A government taskforce into foreign interference will require Australian universities to comply with government security in addressing concerns of cyber hacking and foreign collaboration. The taskforce will also survey students about freedom of speech on their campuses.
Federal Education Minister Dan Tehan announced the taskforce last week, outlining that half its representation will be drawn from the government and half from university staff.
Vice-Chancellor Michael Spence declined to confirm whether staff members from Sydney University will make up part of the academic representation.
The introduction of the taskforce builds on existing sentiment highlighted by members of government and the mainstream media that considers foreign interference to be heavily injected in Australian universities.

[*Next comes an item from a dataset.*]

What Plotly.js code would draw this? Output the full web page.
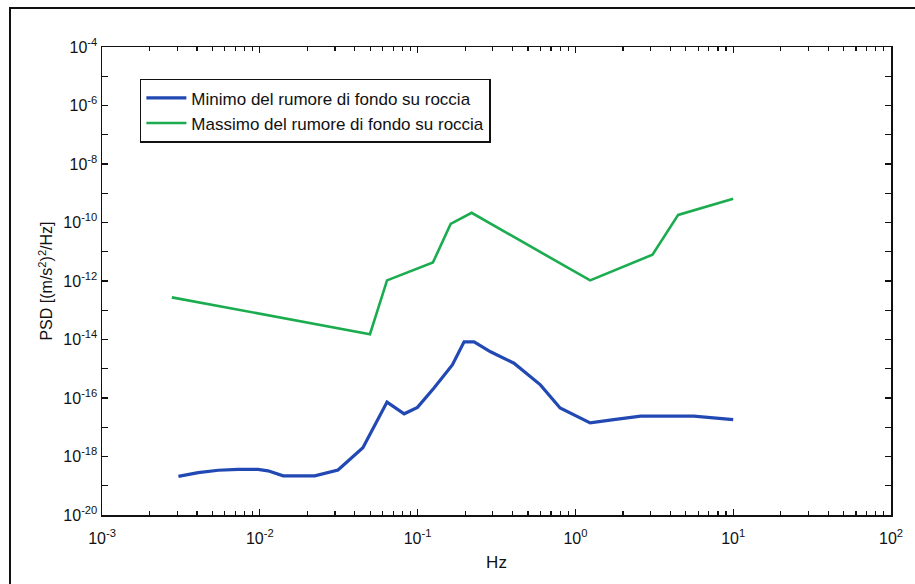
<!DOCTYPE html>
<html>
<head>
<meta charset="utf-8">
<script src="https://cdn.plot.ly/plotly-3.0.1.min.js"></script>
<style>
html,body{margin:0;padding:0;background:#fff;}
#wrap{position:relative;width:915px;height:584px;overflow:hidden;}
#frame{position:absolute;left:9px;top:7px;width:930px;height:600px;border:2px solid #111;box-sizing:border-box;pointer-events:none;z-index:5;}
#chart{position:absolute;left:0;top:0;width:915px;height:584px;}
</style>
</head>
<body>
<div id="wrap"><div id="chart"></div><div id="frame"></div></div>
<script>
// Minimum background noise on rock (blue)
const minFreq = [0.00305, 0.00407, 0.00546, 0.0073, 0.00975, 0.01127, 0.01406, 0.0223, 0.0313, 0.0450, 0.064, 0.0822, 0.0998, 0.127, 0.166, 0.197, 0.228, 0.290, 0.408, 0.60, 0.80, 1.24, 1.75, 2.59, 5.62, 10.0];
const minPSD  = [-18.68, -18.55, -18.47, -18.44, -18.44, -18.49, -18.66, -18.66, -18.46, -17.70, -16.14, -16.54, -16.32, -15.66, -14.87, -14.08, -14.08, -14.42, -14.81, -15.55, -16.34, -16.85, -16.74, -16.62, -16.62, -16.74];
// Maximum background noise on rock (green)
const maxFreq = [0.00277, 0.0499, 0.064, 0.125, 0.162, 0.22, 1.24, 3.08, 4.48, 10.0];
const maxPSD  = [-12.56, -13.82, -11.98, -11.37, -10.05, -9.67, -11.98, -11.1, -9.74, -9.19];

const xTickVals = [0.001, 0.01, 0.1, 1, 10, 100];
const xTickText = ['10<sup>-3</sup>','10<sup>-2</sup>','10<sup>-1</sup>','10<sup>0</sup>','10<sup>1</sup>','10<sup>2</sup>'];
const yExps = [-20,-19,-18,-17,-16,-15,-14,-13,-12,-11,-10,-9,-8,-7,-6,-5,-4];

const pow10 = a => a.map(v => Math.pow(10, v));
const xMinor = [];
for (let e = -3; e < 2; e++) for (let m = 2; m <= 9; m++) xMinor.push(m * Math.pow(10, e));

const traces = [
  {x: minFreq, y: pow10(minPSD), mode: 'lines', name: 'Minimo del rumore di fondo su roccia',
   line: {color: '#2249b3', width: 3.2}},
  {x: maxFreq, y: pow10(maxPSD), mode: 'lines', name: 'Massimo del rumore di fondo su roccia',
   line: {color: '#1aac4f', width: 2.6}}
];

const fontFam = 'Liberation Sans, Arial, sans-serif';
const layout = {
  width: 915, height: 584,
  margin: {l: 102, r: 24, t: 47, b: 69},
  paper_bgcolor: '#fff', plot_bgcolor: '#fff',
  showlegend: true,
  legend: {x: 0.048, y: 0.932, xanchor: 'left', yanchor: 'top', bgcolor: '#fff',
    bordercolor: '#111', borderwidth: 1.5, font: {family: fontFam, size: 17, color: '#111'},
    tracegroupgap: 0, itemwidth: 40},
  xaxis: {type: 'log', range: [-3, 2], showgrid: false, zeroline: false,
    showline: true, linecolor: '#111', linewidth: 1.5, mirror: 'allticks',
    ticks: 'inside', ticklen: 6, tickwidth: 1.3, tickcolor: '#111',
    tickvals: xTickVals, ticktext: xTickText, ticklabelstandoff: 8,
    minor: {tickvals: xMinor, ticks: 'inside', ticklen: 4, tickwidth: 1.2, tickcolor: '#111', showgrid: false},
    tickfont: {family: fontFam, size: 16, color: '#111'},
    title: {text: 'Hz', font: {family: fontFam, size: 17, color: '#111'}, standoff: 10}},
  yaxis: {type: 'log', range: [-20, -4], showgrid: false, zeroline: false,
    showline: true, linecolor: '#111', linewidth: 1.5, mirror: 'allticks',
    ticks: 'inside', ticklen: 6, tickwidth: 1.3, tickcolor: '#111',
    tickvals: pow10(yExps),
    ticktext: yExps.map(e => (e % 2 === 0) ? '10<sup>' + e + '</sup>' : ''),
    tickfont: {family: fontFam, size: 16, color: '#111'},
    title: {text: 'PSD [(m/s<sup>2</sup>)<sup>2</sup>/Hz]', font: {family: fontFam, size: 16, color: '#111'}, standoff: 6}}
};

Plotly.newPlot('chart', traces, layout, {displayModeBar: false, staticPlot: true});
</script>
</body>
</html>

Just last month, Curtin University and the University of Technology announced a review into the development of surveillance technologies on their campuses after a Four Corners investigation identified the universities’ partnerships with CETC, a Chinese military tech company responsible for creating an app used to racially profile Uighur Chinese citizens.
In July of this year, intelligence officials suggested China may have been responsible for a major data breach at the Australian National University that resulted in up to 19 years of personal and academic data being obtained from students and staff.
“We understand that there are community concerns about purported foreign influence on Australia’s university campuses”, Vice-Chancellor Spence told Honi. “We welcome the establishment for a forum of dialogue…to address those concerns,” he said.
It seems little has been released to universities regarding the practical steps that will take place in the coming weeks to implement the taskforce.
“While full details of our engagement with the taskforce and student survey are yet to be determined, the safety and wellbeing of our students remain a top priority,” Spence told Honi.
SRC President Jacky He, elected on a platform of representing Chinese international students last year, told Honi that Chinese international students would align with the four areas to be probed by the taskforce.
Those areas are cyber security, research and intellectual property, foreign collaboration and culture and communication.
He said there was also an increasing “phobia towards Chinese students” and called for increased dialogue between Chinese and local students to foster mutual understanding.
“International students find themselves already short of time having to deal with study and living, and overcome various difficulties in a country that is unfamiliar to them.” “It is indeed absurd and misleading to suggest that Chinese students are here to carry out spying works,” He said.
Second year law student Zhiquan told Honi that he was worried the prevention of foreign intervention had turned into an excuse which risked worsening the attitudes of domestic students towards international students on campus.
Jack*, another international student, told Honi the taskforce unfairly targeted Chinese researchers in Australian universities.
“Just because there is a tension between the two countries right now does not mean their scholars will become spies,” Jack said.
The Government’s increasing concerns over foreign interference follow a recent paper by the conservative think tank Centre of Independent Studies which confirmed that 10% of all students attending an Australian university now hail from Mainland China.
That paper’s author, Associate Professor Salvatore Babones, told Honi that Australian universities “have become addicted to Chinese money.” “By admitting so many students from China and offering so few support services for them, the universities almost ensure that Chinese students will mostly keep to themselves,” said Babones.
In 2017, the University of Sydney generated more than half a billion dollars in revenue from Chinese international student course fees, close to a quarter of its total revenue.